> **EXERCISE DETAILS**:
Transcribe the material in full. Nothing should differ except that the pictures are left out.

___ DATA PROVIDED ___

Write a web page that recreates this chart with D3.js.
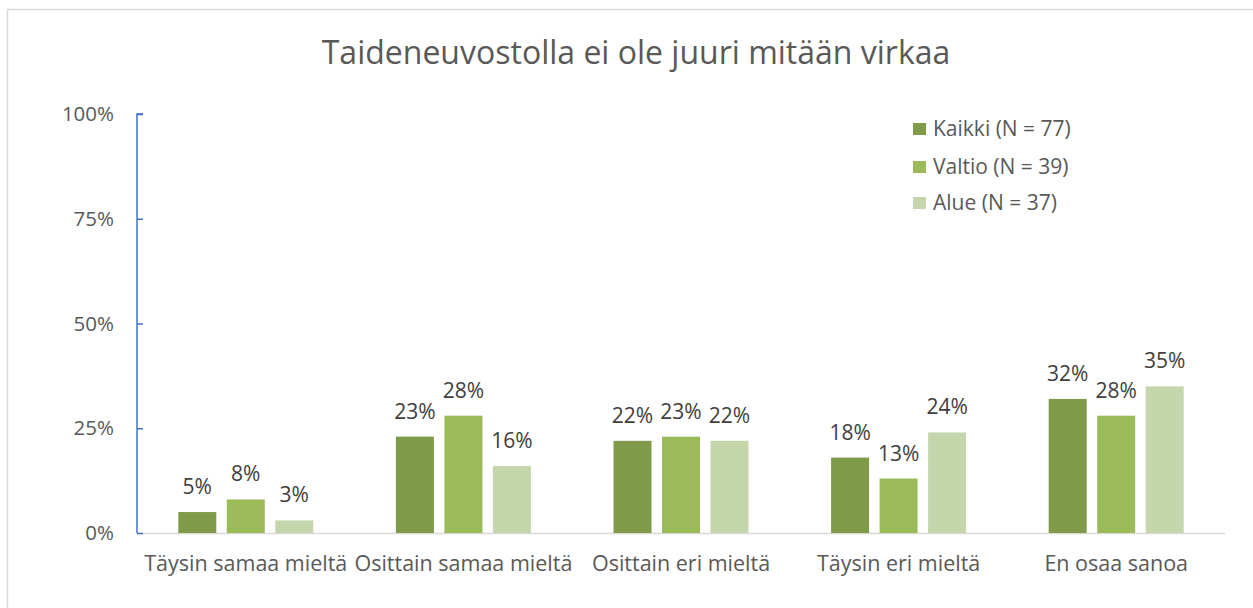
<!DOCTYPE html>
<html><head><meta charset="utf-8">
<script src="https://cdn.jsdelivr.net/npm/d3@7"></script>
<style>
body{margin:0;background:#fff;}
svg text{font-family:"Open Sans","Noto Sans",sans-serif;}
</style></head>
<body>
<svg id="c" width="1253" height="608"></svg>
<script>
const title = "Taideneuvostolla ei ole juuri mitään virkaa";
const categories = ["Täysin samaa mieltä","Osittain samaa mieltä","Osittain eri mieltä","Täysin eri mieltä","En osaa sanoa"];
const seriesNames = ["Kaikki (N = 77)","Valtio (N = 39)","Alue (N = 37)"];
const kaikki = [5,23,22,18,32];
const valtio = [8,28,23,13,28];
const alue = [3,16,22,24,35];
const yTicks = [0,25,50,75,100];
const colors = ["#7f9a48","#9bbb59","#c6d6ac"];

const series = [kaikki, valtio, alue];
const svg = d3.select("#c");
svg.append("rect").attr("x",7.5).attr("y",9.5).attr("width",1260).attr("height",620)
  .attr("fill","#fff").attr("stroke","#d9d9d9").attr("stroke-width",1.5);

const x0 = 137, x1 = 1225, yTop = 114, yBot = 533;
const x = d3.scaleBand().domain(categories).range([x0,x1]).paddingInner(0).paddingOuter(0);
const y = d3.scaleLinear().domain([0,100]).range([yBot,yTop]);
const bw = 38, step = 48.5;

svg.append("text").attr("x",636).attr("y",64).attr("text-anchor","middle")
  .attr("font-size",32).attr("fill","#595959").text(title);

// x baseline
svg.append("line").attr("x1",x0).attr("x2",x1).attr("y1",yBot+0.5).attr("y2",yBot+0.5)
  .attr("stroke","#d9d9d9").attr("stroke-width",1.5);

// y axis
const yAxis = d3.axisRight(y).tickValues(yTicks).tickSize(6).tickFormat("");
const ga = svg.append("g").attr("transform",`translate(${x0},0)`).call(yAxis);
ga.select(".domain").attr("stroke","#4472c4").attr("stroke-width",1.5).attr("d",`M6,${yTop}H0V${yBot}`);
ga.selectAll(".tick line").attr("stroke","#4472c4").attr("stroke-width",1.5);
svg.selectAll(".ylab").data(yTicks).enter().append("text")
  .attr("x",114).attr("y",d=>y(d)).attr("dy","0.35em").attr("text-anchor","end")
  .attr("font-size",20.5).attr("fill","#595959").text(d=>d+"%");

// bars
series.forEach((s,si)=>{
  const g = svg.append("g");
  g.selectAll("rect").data(s).enter().append("rect")
    .attr("x",(d,i)=>x(categories[i])+x.bandwidth()/2+(si-1)*step-bw/2)
    .attr("y",d=>y(d)).attr("width",bw).attr("height",d=>yBot-y(d))
    .attr("fill",colors[si]);
  g.selectAll("text").data(s).enter().append("text")
    .attr("x",(d,i)=>x(categories[i])+x.bandwidth()/2+(si-1)*step)
    .attr("y",d=>y(d)-18).attr("text-anchor","middle")
    .attr("font-size",21).attr("fill","#404040").text(d=>d+"%");
});

// x labels
svg.selectAll(".xlab").data(categories).enter().append("text")
  .attr("x",d=>x(d)+x.bandwidth()/2).attr("y",571).attr("text-anchor","middle")
  .attr("font-size",21.5).attr("fill","#595959").text(d=>d);

// legend
const ly = [129,167,203];
seriesNames.forEach((n,i)=>{
  svg.append("rect").attr("x",913).attr("y",ly[i]-6).attr("width",13).attr("height",12).attr("fill",colors[i]);
  svg.append("text").attr("x",933).attr("y",ly[i]).attr("dy","0.35em")
    .attr("font-size",21).attr("fill","#595959").text(n);
});
</script>
</body></html>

___

> **FINAL RESULT**:
Write a web page that recreates this chart with D3.js.
<!DOCTYPE html>
<html><head><meta charset="utf-8">
<script src="https://cdn.jsdelivr.net/npm/d3@7"></script>
<style>
body{margin:0;background:#fff;}
svg text{font-family:"Open Sans","Noto Sans",sans-serif;}
</style></head>
<body>
<svg id="c" width="1253" height="608"></svg>
<script>
const title = "Taideneuvostolla ei ole juuri mitään virkaa";
const categories = ["Täysin samaa mieltä","Osittain samaa mieltä","Osittain eri mieltä","Täysin eri mieltä","En osaa sanoa"];
const seriesNames = ["Kaikki (N = 77)","Valtio (N = 39)","Alue (N = 37)"];
const kaikki = [5,23,22,18,32];
const valtio = [8,28,23,13,28];
const alue = [3,16,22,24,35];
const yTicks = [0,25,50,75,100];
const colors = ["#7f9a48","#9bbb59","#c6d6ac"];

const series = [kaikki, valtio, alue];
const svg = d3.select("#c");
svg.append("rect").attr("x",7.5).attr("y",9.5).attr("width",1260).attr("height",620)
  .attr("fill","#fff").attr("stroke","#d9d9d9").attr("stroke-width",1.5);

const x0 = 137, x1 = 1225, yTop = 114, yBot = 533;
const x = d3.scaleBand().domain(categories).range([x0,x1]).paddingInner(0).paddingOuter(0);
const y = d3.scaleLinear().domain([0,100]).range([yBot,yTop]);
const bw = 38, step = 48.5;

svg.append("text").attr("x",636).attr("y",64).attr("text-anchor","middle")
  .attr("font-size",32).attr("fill","#595959").text(title);

// x baseline
svg.append("line").attr("x1",x0).attr("x2",x1).attr("y1",yBot+0.5).attr("y2",yBot+0.5)
  .attr("stroke","#d9d9d9").attr("stroke-width",1.5);

// y axis
const yAxis = d3.axisRight(y).tickValues(yTicks).tickSize(6).tickFormat("");
const ga = svg.append("g").attr("transform",`translate(${x0},0)`).call(yAxis);
ga.select(".domain").attr("stroke","#4472c4").attr("stroke-width",1.5).attr("d",`M6,${yTop}H0V${yBot}`);
ga.selectAll(".tick line").attr("stroke","#4472c4").attr("stroke-width",1.5);
svg.selectAll(".ylab").data(yTicks).enter().append("text")
  .attr("x",114).attr("y",d=>y(d)).attr("dy","0.35em").attr("text-anchor","end")
  .attr("font-size",20.5).attr("fill","#595959").text(d=>d+"%");

// bars
series.forEach((s,si)=>{
  const g = svg.append("g");
  g.selectAll("rect").data(s).enter().append("rect")
    .attr("x",(d,i)=>x(categories[i])+x.bandwidth()/2+(si-1)*step-bw/2)
    .attr("y",d=>y(d)).attr("width",bw).attr("height",d=>yBot-y(d))
    .attr("fill",colors[si]);
  g.selectAll("text").data(s).enter().append("text")
    .attr("x",(d,i)=>x(categories[i])+x.bandwidth()/2+(si-1)*step)
    .attr("y",d=>y(d)-18).attr("text-anchor","middle")
    .attr("font-size",21).attr("fill","#404040").text(d=>d+"%");
});

// x labels
svg.selectAll(".xlab").data(categories).enter().append("text")
  .attr("x",d=>x(d)+x.bandwidth()/2).attr("y",571).attr("text-anchor","middle")
  .attr("font-size",21.5).attr("fill","#595959").text(d=>d);

// legend
const ly = [129,167,203];
seriesNames.forEach((n,i)=>{
  svg.append("rect").attr("x",913).attr("y",ly[i]-6).attr("width",13).attr("height",12).attr("fill",colors[i]);
  svg.append("text").attr("x",933).attr("y",ly[i]).attr("dy","0.35em")
    .attr("font-size",21).attr("fill","#595959").text(n);
});
</script>
</body></html>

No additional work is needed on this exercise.